The leader who asks these questions and genuinely listens is modeling what human-centered leadership looks like right now: Present, honest and more interested in what is real than in projecting confidence. That is how you meet people where they actually are; where trust and forward movement can coexist. But even the most skilled, most present leader cannot sustain that work alone. At some point, the system has to meet them, too.

Lead the organization: The conditions for success only leadership can create

This is not just another change management challenge with an AI label on it. Every previous wave of workplace technology changed what people did. AI is creating an identity-level disruption and identity-level disruptions do not respond to the same playbooks as process-level ones. When leaders fail to navigate this well, people comply on the surface and disengage underneath, and the result is diminishing returns.

Recent research confirms what many learning leaders have long suspected. According to  Microsoft’s 2026 Work Trend Index Annual Report, organizational conditions, including culture, manager support and talent practices, are more than twice as influential as individual capability when it comes to whether AI actually delivers value. Three barriers show up repeatedly, and none are fixed by simply adding more training.

The first is logistical. Governance takes time, security reviews are slow and the expectation that everyone “stay current” assumes a learning bandwidth most roles do not leave room for.

The second is cultural and largely unspoken. Many leaders are quietly embarrassed about using AI,  unsure when it is appropriate to say “I used AI to do this,” and until they feel safe doing so without risking credibility, adoption will remain hidden and their teams will take the same cue.  You cannot build a culture of experimentation on top of a culture of shame.

The third is an incentive contradiction. According to the same Microsoft report, 65 percent of AI users fear falling behind if they do not adapt quickly, yet only 13 percent say they are rewarded for experimenting with AI at work.

That is not an adoption problem. It is a design flaw. Organizations are telling people to change while continuing to measure and reward the old ways of working. This is where L&D needs executive partnership—not just executive permission—because programs alone do not move culture, but programs aligned with structural change can.

Each of these barriers has a corresponding move, and L&D is positioned to make every one of them.

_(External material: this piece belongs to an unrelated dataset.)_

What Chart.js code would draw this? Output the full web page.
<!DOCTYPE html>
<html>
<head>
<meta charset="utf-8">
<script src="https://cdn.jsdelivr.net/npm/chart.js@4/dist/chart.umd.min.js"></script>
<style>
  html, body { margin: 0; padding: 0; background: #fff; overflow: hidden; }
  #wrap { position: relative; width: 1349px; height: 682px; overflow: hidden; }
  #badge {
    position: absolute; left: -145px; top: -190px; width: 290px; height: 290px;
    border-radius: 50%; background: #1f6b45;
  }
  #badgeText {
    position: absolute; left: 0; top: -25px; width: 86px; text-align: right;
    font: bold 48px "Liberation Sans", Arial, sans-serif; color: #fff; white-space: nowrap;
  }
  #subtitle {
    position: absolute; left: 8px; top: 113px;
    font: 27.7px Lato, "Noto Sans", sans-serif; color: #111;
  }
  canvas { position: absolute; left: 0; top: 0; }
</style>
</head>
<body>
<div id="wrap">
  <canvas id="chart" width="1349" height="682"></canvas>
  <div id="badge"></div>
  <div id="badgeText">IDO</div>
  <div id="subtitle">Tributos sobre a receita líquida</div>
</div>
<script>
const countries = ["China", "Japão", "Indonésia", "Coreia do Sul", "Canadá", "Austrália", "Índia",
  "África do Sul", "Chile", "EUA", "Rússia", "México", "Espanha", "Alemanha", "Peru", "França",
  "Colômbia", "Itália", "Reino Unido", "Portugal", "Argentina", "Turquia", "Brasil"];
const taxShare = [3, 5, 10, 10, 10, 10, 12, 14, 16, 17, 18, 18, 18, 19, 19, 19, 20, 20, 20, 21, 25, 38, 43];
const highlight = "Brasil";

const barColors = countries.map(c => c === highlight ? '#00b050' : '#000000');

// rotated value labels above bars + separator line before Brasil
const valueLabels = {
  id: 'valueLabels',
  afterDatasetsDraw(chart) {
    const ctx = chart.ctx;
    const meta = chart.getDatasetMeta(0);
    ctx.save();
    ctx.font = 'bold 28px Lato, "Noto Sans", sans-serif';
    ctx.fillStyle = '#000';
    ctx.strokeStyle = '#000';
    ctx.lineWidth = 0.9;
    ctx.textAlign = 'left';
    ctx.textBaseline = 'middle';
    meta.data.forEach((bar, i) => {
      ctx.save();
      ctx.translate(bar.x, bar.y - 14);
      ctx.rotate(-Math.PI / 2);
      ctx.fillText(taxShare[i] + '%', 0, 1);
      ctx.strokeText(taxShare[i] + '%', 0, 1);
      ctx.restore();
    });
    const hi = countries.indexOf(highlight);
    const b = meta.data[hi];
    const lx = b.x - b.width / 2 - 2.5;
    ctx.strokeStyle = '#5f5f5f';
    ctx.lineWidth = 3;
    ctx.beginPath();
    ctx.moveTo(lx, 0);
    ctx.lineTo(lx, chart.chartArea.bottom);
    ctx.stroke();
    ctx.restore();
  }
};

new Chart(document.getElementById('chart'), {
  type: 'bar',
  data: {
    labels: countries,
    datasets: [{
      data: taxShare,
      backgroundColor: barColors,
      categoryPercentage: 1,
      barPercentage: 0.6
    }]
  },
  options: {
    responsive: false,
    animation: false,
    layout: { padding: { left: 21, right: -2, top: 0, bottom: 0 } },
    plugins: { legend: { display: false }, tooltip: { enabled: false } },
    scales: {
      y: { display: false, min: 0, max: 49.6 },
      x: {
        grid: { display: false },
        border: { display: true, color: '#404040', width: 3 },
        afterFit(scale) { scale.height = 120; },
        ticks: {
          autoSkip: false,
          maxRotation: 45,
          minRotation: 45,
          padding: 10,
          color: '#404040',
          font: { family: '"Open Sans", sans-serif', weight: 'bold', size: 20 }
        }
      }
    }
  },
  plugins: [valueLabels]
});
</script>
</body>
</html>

On the logistical side, L&D needs insight into provisioning discussions, or better yet, a seat at that table. If you do not know who has access to which tools, you will build training that will either confuse people or miss them entirely, and as those tools expand or contract, your audiences and content need to adjust in real time.

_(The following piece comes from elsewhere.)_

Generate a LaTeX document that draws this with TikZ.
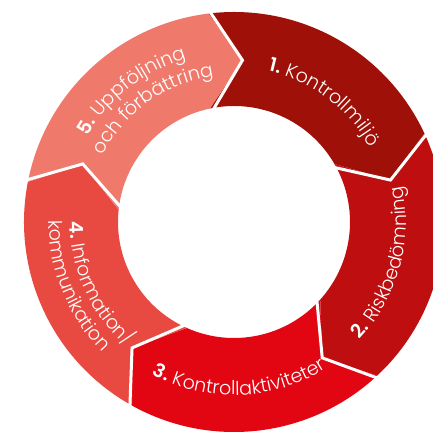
\documentclass[tikz,border=0pt]{standalone}
\usepackage{fontspec}
\setmainfont{Poppins}[UprightFont=* Light, BoldFont=* SemiBold]
\usetikzlibrary{decorations.text}
\definecolor{segA}{RGB}{158,16,8}
\definecolor{segB}{RGB}{190,14,16}
\definecolor{segC}{RGB}{226,6,19}
\definecolor{segD}{RGB}{232,74,66}
\definecolor{segE}{RGB}{239,122,108}
\newcommand*{\rOut}{210}
\newcommand*{\rIn}{116}
\newcommand*{\rMid}{162}
\newcommand*{\ringfont}{\fontsize{19}{22}\selectfont}
\tikzset{
    ringtext/.style={decorate, decoration={text along path, text align=center, text color=white, text={#1}}}
}
\begin{document}
\begin{tikzpicture}[x=1pt,y=1pt]
    \useasboundingbox (0,0) rectangle (433,431);
    \clip (0,0) rectangle (433,431);
    \coordinate (C) at (234,209);
    \begin{scope}[shift={(C)}]
    % ring segments, each pointing clockwise into the next
    \foreach \a/\col in {97/segA,25/segB,-47/segC,-119/segD,-191/segE} {
        \fill [\col] (\a:\rOut) arc [start angle=\a, end angle=\a-72, radius=\rOut]
            -- (\a-82:\rMid) -- (\a-67:\rIn)
            arc [start angle=\a-67, end angle=\a+5, radius=\rIn]
            -- (\a-10:\rMid) -- cycle;
    }
    % white gaps
    \foreach \a in {97,25,-47,-119,-191} {
        \draw [white, line width=3pt] (\a:\rOut+5) -- (\a-10:\rMid) -- (\a+5:\rIn-5);
    }

    \path [ringtext={|\ringfont\bfseries|1.|\ringfont| Kontrollmiljö}] (93:155) arc [start angle=93, end angle=13, radius=155];
    \path [ringtext={|\ringfont\bfseries|2.|\ringfont| Riskbedömning}] (-55:172) arc [start angle=-55, end angle=24, radius=172];
    \path [ringtext={|\ringfont\bfseries|3.|\ringfont| Kontrollaktiviteter}] (-128:173) arc [start angle=-128, end angle=-48, radius=173];
    \path [ringtext={|\ringfont\bfseries|4.|\ringfont| Information/}] (164:164) arc [start angle=164, end angle=245, radius=164];
    \path [ringtext={|\ringfont|kommunikation}] (162:185) arc [start angle=162, end angle=242, radius=185];
    \path [ringtext={|\ringfont\bfseries|5.|\ringfont| Uppföljning}] (168:170) arc [start angle=168, end angle=88, radius=170];
    \path [ringtext={|\ringfont|och förbättring}] (165:147) arc [start angle=165, end angle=86, radius=147];
    \end{scope}
\end{tikzpicture}
\end{document}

On the cultural side, the fix starts at the top. Leaders need to openly model and discuss where AI was used in their own work, not as a performance, but as a norm. Organizations need to share case studies of successful AI use so that experimentation becomes visible and celebrated. On the incentive side, innovation requires room for attempts that do not land, and that room has to be built intentionally with psychological safety in mind.

I have seen firsthand what happens when these conditions exist: People move faster, share more openly and treat AI as a tool worth exploring rather than a threat to outrun. That does not happen because of a training program. It happens because someone at the organizational level made deliberate choices about culture, incentives and infrastructure before asking people to change.

L&D is uniquely positioned to identify these barriers, advocate for the structural changes needed to address them and refuse to launch programs into environments that are not ready to support what those programs are asking people to do.

Lead from here

No one knows how long this middle will last, and that is part of what makes it so hard to lead through.

But the leaders and L&D teams who will prevail are not the ones waiting for clarity before they act. They are the ones inspiring curiosity when fear would be easier, meeting them with honesty when reassurance would be faster and pushing for the structural changes that make real adoption possible.

The honest middle is not comfortable, but it is where the most important leadership work is happening.